My colleague Robyn Brown-Hewitt, who's our chaplain at Dalhousie, she wrote earlier this week "The “Nova Scotia Strong” banners are now waving."

And "Strong," she wrote. "Strong? What does Strong mean?"

She wrote: "I can say strong if strong means that as a whole community we agree to peel back the blinders and take a long hard look at the rot feeding violence in our culture… if strong means a declared intention to eradicate the stench of sexism, chauvinism, racism, injustice, poverty… if strong means armed with compassion and not guns… if strong means continuing to teach my sons that a man’s true strength is revealed in their ability to love with honesty, integrity and gentleness… if strong means we all realize our community is only as strong as its most vulnerable member and we dedicate our energies to the well-being of all."

And end quote. And yes. If that's what strong means, then yes. Let's be Nova Scotia strong.
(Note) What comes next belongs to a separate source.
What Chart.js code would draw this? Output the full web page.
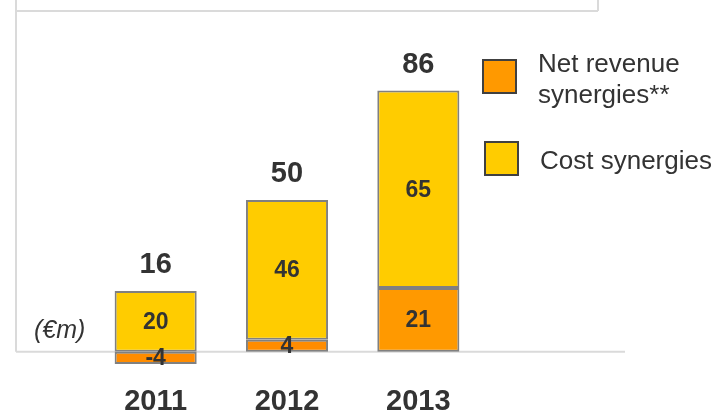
<!DOCTYPE html>
<html>
<head>
<meta charset="utf-8">
<script src="https://cdn.jsdelivr.net/npm/chart.js@4"></script>
<style>
  body { margin: 0; background: #fff; }
  #wrap { width: 717px; height: 412px; position: relative; }
</style>
</head>
<body>
<div id="wrap"><canvas id="myChart"></canvas></div>
<script>
const years = ['2011', '2012', '2013'];
const netRevenue = [-4, 4, 21];
const costSynergies = [20, 46, 65];
const totals = [16, 50, 86];
const seriesNames = ['Net revenue\nsynergies**', 'Cost synergies'];

const FONT = '"Liberation Sans", Arial, sans-serif';
const TEXT = '#333333';
const FRAME = '#dadada';

// frame lines, value labels and the legend on the side
const decorations = {
    id: 'decorations',
    beforeDatasetsDraw(chart) {
        const ctx = chart.ctx;
        const y0 = chart.scales.y.getPixelForValue(0);
        ctx.save();
        ctx.strokeStyle = FRAME;
        ctx.lineWidth = 2;
        ctx.beginPath();
        ctx.moveTo(16, 0); ctx.lineTo(16, y0);
        ctx.moveTo(16, y0); ctx.lineTo(625, y0);
        ctx.moveTo(16, 11); ctx.lineTo(598, 11);
        ctx.moveTo(598, 0); ctx.lineTo(598, 11);
        ctx.stroke();
        ctx.restore();
    },
    afterDatasetsDraw(chart) {
        const ctx = chart.ctx;
        ctx.save();
        ctx.fillStyle = TEXT;
        ctx.textAlign = 'center';
        ctx.textBaseline = 'middle';
        ctx.font = 'bold 23px ' + FONT;
        chart.data.datasets.forEach((ds, i) => {
            chart.getDatasetMeta(i).data.forEach((el, j) => {
                ctx.fillText(String(ds.data[j]), el.x, (el.y + el.base) / 2 + 1);
            });
        });
        // totals on top
        ctx.font = 'bold 29px ' + FONT;
        ctx.textBaseline = 'alphabetic';
        chart.getDatasetMeta(1).data.forEach((el, j) => {
            ctx.fillText(String(totals[j]), el.x, el.y - 18);
        });
        // unit
        ctx.font = 'italic 25px ' + FONT;
        ctx.textAlign = 'left';
        ctx.textBaseline = 'middle';
        ctx.fillText('(€m)', 34, 331);

        // legend
        const boxes = [{ x: 483, y: 60 }, { x: 485, y: 142 }];
        const textPos = [{ x: 538, y: 72 }, { x: 540, y: 169 }];
        ctx.font = '26px ' + FONT;
        ctx.textBaseline = 'alphabetic';
        chart.data.datasets.forEach((ds, i) => {
            ctx.fillStyle = ds.legendColor;
            ctx.fillRect(boxes[i].x, boxes[i].y, 33, 33);
            ctx.strokeStyle = '#404040';
            ctx.lineWidth = 2;
            ctx.strokeRect(boxes[i].x, boxes[i].y, 33, 33);
            ctx.fillStyle = TEXT;
            seriesNames[i].split('\n').forEach((line, k) => {
                ctx.fillText(line, textPos[i].x, textPos[i].y + k * 31);
            });
        });
        ctx.restore();
    }
};

new Chart(document.getElementById('myChart'), {
    type: 'bar',
    data: {
        labels: years,
        datasets: [{
            label: 'Net revenue synergies**',
            data: netRevenue,
            backgroundColor: ['#ff8c00', '#ff8c00', '#ff9900'],
            legendColor: '#ff9900',
            borderColor: '#808080',
            borderWidth: 2,
            borderSkipped: false,
            barPercentage: 0.625,
            categoryPercentage: 1
        }, {
            label: 'Cost synergies',
            data: costSynergies,
            backgroundColor: '#ffcc00',
            legendColor: '#ffcc00',
            borderColor: '#808080',
            borderWidth: 2,
            borderSkipped: false,
            barPercentage: 0.625,
            categoryPercentage: 1
        }]
    },
    options: {
        responsive: true,
        maintainAspectRatio: false,
        animation: false,
        layout: { padding: { left: 90, right: 233, top: 48, bottom: -24 } },
        plugins: {
            legend: { display: false },
            tooltip: { enabled: false }
        },
        scales: {
            x: {
                stacked: true,
                grid: { display: false, drawTicks: false },
                border: { display: false },
                ticks: {
                    color: TEXT,
                    font: { family: FONT, size: 29, weight: 'bold', lineHeight: 1 },
                    padding: 20
                }
            },
            y: {
                stacked: true,
                display: false,
                min: -5,
                max: 100
            }
        }
    },
    plugins: [decorations]
});
</script>
</body>
</html>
This beautiful place. With its depth of traditions, but also its legacy of suffering and struggling and pain. "There's some fiddle for ya," is what Emily Tuck said at the end of her solo that became a duet with Natalie McMaster on Friday evening. And how can it be that there's a vigil remembering her, this little girl only 17, and her parents, and nineteen other people and a baby not even born –

In this beautiful place. But if you heard it, then you know -- music like that doesn't happen in a place that doesn't already know pain. It's deep in the bones of this land and the people who live here. And the drums and the fiddles and the pipes.

In this beautiful place. It hurts when its shadows get exposed. It hurts when its hidden violence gets exposed. Every time. And so grief at the losses and heartbreak at the randomness, yes, but also rage at what gets hidden and what's been unleashed and what's been exposed – and that rage isn't just a refuge. It can be a response.
Though yes, even then, at the same time a refuge, from just grief. Because what if you start crying and you can't stop. All these feelings getting brought up, talked about, shared with each other on this road to Emmaus -- all these feelings, they're still pretty mixed up.

But what wasn't mixed up way back then, when it was those two disciples, and what isn't mixed up now on our own walk on the road to Emmaus as Nova Scotians – is that instinct to reach out to each other and take care of each other and lean into each other in the midst of it.

Because the disciples, the gospel says, when the stranger first stopped them, they just stood still and looked sad.

But then they acted instinctively. They made space for this stranger who'd turned up on the road. They didn't turn away from him, they acted instinctively to make space for this other person, to welcome him. This person who seemed to have no idea what everyone's week had been like. Who seemed not to have the first clue what their heads were full of and why.

They acted out their deepest instinct of who they were as people, and they welcomed him. But for real. Not just politely, not pretending, they welcomed him into all the chaos they were in the midst of. For real.

It was letting Godness into where they were. And they didn't even know it until hours later. They were just acting out of instinct.

I think we've been acting out of that same instinct. Weirdly and virtually when we're all separated, but out of that same instinct on this road to Emmaus not to just turn inward but to be real outward. With neighbours and strangers. Howling out loud and honestly -- This hurts. We're shaken. We need each other. We're afraid to start crying because maybe we won't stop. We're so angry. We want to light a candle and tie a ribbon and we don't want to do this alone, we need to be real outward. I think that's been our instinct and I think it's a good one.

Because what we see on the road to Emmaus is that being real outward in the midst of all this... it's how Godness gets let in to where we are. Whether or not we realize it. So we can get through this. So we can be the kind of strong we need to be not just to keep on going, but to make this better. Amen.